§ REQUIREMENT: Make an exact transcription of the material, leaving out all images.
============
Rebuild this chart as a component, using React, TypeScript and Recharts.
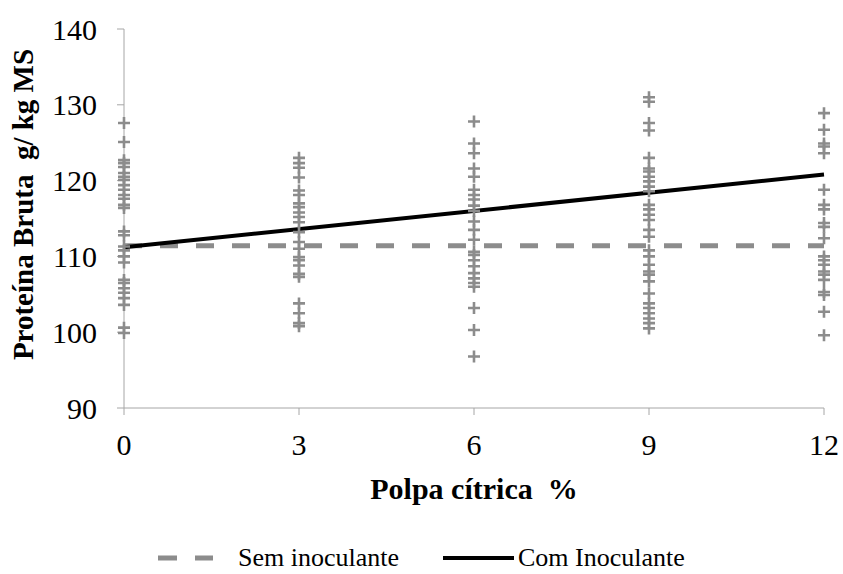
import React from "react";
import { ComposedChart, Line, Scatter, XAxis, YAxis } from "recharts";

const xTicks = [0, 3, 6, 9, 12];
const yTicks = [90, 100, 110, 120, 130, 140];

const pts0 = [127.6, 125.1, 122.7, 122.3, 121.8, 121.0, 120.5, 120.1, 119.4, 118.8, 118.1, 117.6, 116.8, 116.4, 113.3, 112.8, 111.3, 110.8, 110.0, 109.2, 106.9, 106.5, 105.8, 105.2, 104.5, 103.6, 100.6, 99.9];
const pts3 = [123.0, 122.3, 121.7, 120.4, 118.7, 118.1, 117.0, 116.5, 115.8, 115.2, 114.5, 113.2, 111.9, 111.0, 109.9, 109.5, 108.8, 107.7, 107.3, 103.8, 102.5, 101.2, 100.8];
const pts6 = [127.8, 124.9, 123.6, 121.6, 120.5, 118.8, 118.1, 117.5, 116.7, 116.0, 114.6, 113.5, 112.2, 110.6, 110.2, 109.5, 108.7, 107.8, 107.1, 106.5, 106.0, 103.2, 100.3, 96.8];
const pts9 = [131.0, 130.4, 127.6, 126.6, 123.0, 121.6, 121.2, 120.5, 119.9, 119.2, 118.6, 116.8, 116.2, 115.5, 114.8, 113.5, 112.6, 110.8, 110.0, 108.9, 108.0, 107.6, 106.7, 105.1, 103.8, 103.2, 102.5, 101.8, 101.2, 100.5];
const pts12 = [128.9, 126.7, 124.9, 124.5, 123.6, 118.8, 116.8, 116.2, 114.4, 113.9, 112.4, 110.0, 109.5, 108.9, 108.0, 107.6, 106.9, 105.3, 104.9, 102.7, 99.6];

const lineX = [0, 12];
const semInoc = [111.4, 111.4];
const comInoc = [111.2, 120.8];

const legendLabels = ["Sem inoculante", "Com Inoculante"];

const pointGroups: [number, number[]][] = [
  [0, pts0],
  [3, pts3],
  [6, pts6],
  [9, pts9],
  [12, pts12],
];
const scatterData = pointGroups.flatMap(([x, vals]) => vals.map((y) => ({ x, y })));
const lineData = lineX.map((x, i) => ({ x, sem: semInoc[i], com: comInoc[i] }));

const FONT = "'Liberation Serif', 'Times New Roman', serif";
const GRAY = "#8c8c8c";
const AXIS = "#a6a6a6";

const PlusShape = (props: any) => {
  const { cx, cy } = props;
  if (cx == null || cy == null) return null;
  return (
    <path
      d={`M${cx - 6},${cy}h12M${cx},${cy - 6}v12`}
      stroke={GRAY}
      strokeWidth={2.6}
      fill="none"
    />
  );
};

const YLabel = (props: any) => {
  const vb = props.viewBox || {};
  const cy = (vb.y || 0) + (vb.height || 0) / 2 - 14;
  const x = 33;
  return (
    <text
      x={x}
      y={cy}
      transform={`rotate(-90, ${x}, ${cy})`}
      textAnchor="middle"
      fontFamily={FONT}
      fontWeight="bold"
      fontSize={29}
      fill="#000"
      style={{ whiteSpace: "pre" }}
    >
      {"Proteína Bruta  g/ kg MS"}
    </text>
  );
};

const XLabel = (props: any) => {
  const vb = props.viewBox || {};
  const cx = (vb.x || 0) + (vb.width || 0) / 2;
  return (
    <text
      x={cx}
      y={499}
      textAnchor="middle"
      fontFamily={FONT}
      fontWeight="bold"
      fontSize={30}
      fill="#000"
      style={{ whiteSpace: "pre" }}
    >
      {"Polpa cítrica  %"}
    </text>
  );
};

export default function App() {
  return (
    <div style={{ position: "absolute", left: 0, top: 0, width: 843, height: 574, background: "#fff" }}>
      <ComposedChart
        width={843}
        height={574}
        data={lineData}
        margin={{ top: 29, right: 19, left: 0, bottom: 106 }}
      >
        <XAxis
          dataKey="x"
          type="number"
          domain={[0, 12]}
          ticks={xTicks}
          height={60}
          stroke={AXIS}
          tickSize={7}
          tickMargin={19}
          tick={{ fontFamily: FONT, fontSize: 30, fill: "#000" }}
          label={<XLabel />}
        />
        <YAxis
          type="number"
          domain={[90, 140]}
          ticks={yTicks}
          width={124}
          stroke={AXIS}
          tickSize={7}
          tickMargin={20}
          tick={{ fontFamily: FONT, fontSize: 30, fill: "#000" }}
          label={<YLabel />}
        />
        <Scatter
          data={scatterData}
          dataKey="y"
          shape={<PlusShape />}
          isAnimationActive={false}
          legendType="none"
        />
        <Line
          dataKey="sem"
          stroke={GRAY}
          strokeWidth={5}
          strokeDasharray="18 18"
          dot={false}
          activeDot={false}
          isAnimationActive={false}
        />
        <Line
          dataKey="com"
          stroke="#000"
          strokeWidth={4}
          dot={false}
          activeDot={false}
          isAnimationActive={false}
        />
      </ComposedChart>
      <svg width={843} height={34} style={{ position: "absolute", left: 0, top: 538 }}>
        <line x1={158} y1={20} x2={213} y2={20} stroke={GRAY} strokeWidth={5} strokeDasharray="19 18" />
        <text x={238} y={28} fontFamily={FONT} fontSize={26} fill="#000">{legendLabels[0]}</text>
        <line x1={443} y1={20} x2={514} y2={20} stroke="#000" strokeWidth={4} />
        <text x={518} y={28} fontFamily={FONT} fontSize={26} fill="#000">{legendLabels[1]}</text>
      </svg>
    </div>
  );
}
============
§ IN RESPONSE:
Rebuild this chart as a component, using React, TypeScript and Recharts.
import React from "react";
import { ComposedChart, Line, Scatter, XAxis, YAxis } from "recharts";

const xTicks = [0, 3, 6, 9, 12];
const yTicks = [90, 100, 110, 120, 130, 140];

const pts0 = [127.6, 125.1, 122.7, 122.3, 121.8, 121.0, 120.5, 120.1, 119.4, 118.8, 118.1, 117.6, 116.8, 116.4, 113.3, 112.8, 111.3, 110.8, 110.0, 109.2, 106.9, 106.5, 105.8, 105.2, 104.5, 103.6, 100.6, 99.9];
const pts3 = [123.0, 122.3, 121.7, 120.4, 118.7, 118.1, 117.0, 116.5, 115.8, 115.2, 114.5, 113.2, 111.9, 111.0, 109.9, 109.5, 108.8, 107.7, 107.3, 103.8, 102.5, 101.2, 100.8];
const pts6 = [127.8, 124.9, 123.6, 121.6, 120.5, 118.8, 118.1, 117.5, 116.7, 116.0, 114.6, 113.5, 112.2, 110.6, 110.2, 109.5, 108.7, 107.8, 107.1, 106.5, 106.0, 103.2, 100.3, 96.8];
const pts9 = [131.0, 130.4, 127.6, 126.6, 123.0, 121.6, 121.2, 120.5, 119.9, 119.2, 118.6, 116.8, 116.2, 115.5, 114.8, 113.5, 112.6, 110.8, 110.0, 108.9, 108.0, 107.6, 106.7, 105.1, 103.8, 103.2, 102.5, 101.8, 101.2, 100.5];
const pts12 = [128.9, 126.7, 124.9, 124.5, 123.6, 118.8, 116.8, 116.2, 114.4, 113.9, 112.4, 110.0, 109.5, 108.9, 108.0, 107.6, 106.9, 105.3, 104.9, 102.7, 99.6];

const lineX = [0, 12];
const semInoc = [111.4, 111.4];
const comInoc = [111.2, 120.8];

const legendLabels = ["Sem inoculante", "Com Inoculante"];

const pointGroups: [number, number[]][] = [
  [0, pts0],
  [3, pts3],
  [6, pts6],
  [9, pts9],
  [12, pts12],
];
const scatterData = pointGroups.flatMap(([x, vals]) => vals.map((y) => ({ x, y })));
const lineData = lineX.map((x, i) => ({ x, sem: semInoc[i], com: comInoc[i] }));

const FONT = "'Liberation Serif', 'Times New Roman', serif";
const GRAY = "#8c8c8c";
const AXIS = "#a6a6a6";

const PlusShape = (props: any) => {
  const { cx, cy } = props;
  if (cx == null || cy == null) return null;
  return (
    <path
      d={`M${cx - 6},${cy}h12M${cx},${cy - 6}v12`}
      stroke={GRAY}
      strokeWidth={2.6}
      fill="none"
    />
  );
};

const YLabel = (props: any) => {
  const vb = props.viewBox || {};
  const cy = (vb.y || 0) + (vb.height || 0) / 2 - 14;
  const x = 33;
  return (
    <text
      x={x}
      y={cy}
      transform={`rotate(-90, ${x}, ${cy})`}
      textAnchor="middle"
      fontFamily={FONT}
      fontWeight="bold"
      fontSize={29}
      fill="#000"
      style={{ whiteSpace: "pre" }}
    >
      {"Proteína Bruta  g/ kg MS"}
    </text>
  );
};

const XLabel = (props: any) => {
  const vb = props.viewBox || {};
  const cx = (vb.x || 0) + (vb.width || 0) / 2;
  return (
    <text
      x={cx}
      y={499}
      textAnchor="middle"
      fontFamily={FONT}
      fontWeight="bold"
      fontSize={30}
      fill="#000"
      style={{ whiteSpace: "pre" }}
    >
      {"Polpa cítrica  %"}
    </text>
  );
};

export default function App() {
  return (
    <div style={{ position: "absolute", left: 0, top: 0, width: 843, height: 574, background: "#fff" }}>
      <ComposedChart
        width={843}
        height={574}
        data={lineData}
        margin={{ top: 29, right: 19, left: 0, bottom: 106 }}
      >
        <XAxis
          dataKey="x"
          type="number"
          domain={[0, 12]}
          ticks={xTicks}
          height={60}
          stroke={AXIS}
          tickSize={7}
          tickMargin={19}
          tick={{ fontFamily: FONT, fontSize: 30, fill: "#000" }}
          label={<XLabel />}
        />
        <YAxis
          type="number"
          domain={[90, 140]}
          ticks={yTicks}
          width={124}
          stroke={AXIS}
          tickSize={7}
          tickMargin={20}
          tick={{ fontFamily: FONT, fontSize: 30, fill: "#000" }}
          label={<YLabel />}
        />
        <Scatter
          data={scatterData}
          dataKey="y"
          shape={<PlusShape />}
          isAnimationActive={false}
          legendType="none"
        />
        <Line
          dataKey="sem"
          stroke={GRAY}
          strokeWidth={5}
          strokeDasharray="18 18"
          dot={false}
          activeDot={false}
          isAnimationActive={false}
        />
        <Line
          dataKey="com"
          stroke="#000"
          strokeWidth={4}
          dot={false}
          activeDot={false}
          isAnimationActive={false}
        />
      </ComposedChart>
      <svg width={843} height={34} style={{ position: "absolute", left: 0, top: 538 }}>
        <line x1={158} y1={20} x2={213} y2={20} stroke={GRAY} strokeWidth={5} strokeDasharray="19 18" />
        <text x={238} y={28} fontFamily={FONT} fontSize={26} fill="#000">{legendLabels[0]}</text>
        <line x1={443} y1={20} x2={514} y2={20} stroke="#000" strokeWidth={4} />
        <text x={518} y={28} fontFamily={FONT} fontSize={26} fill="#000">{legendLabels[1]}</text>
      </svg>
    </div>
  );
}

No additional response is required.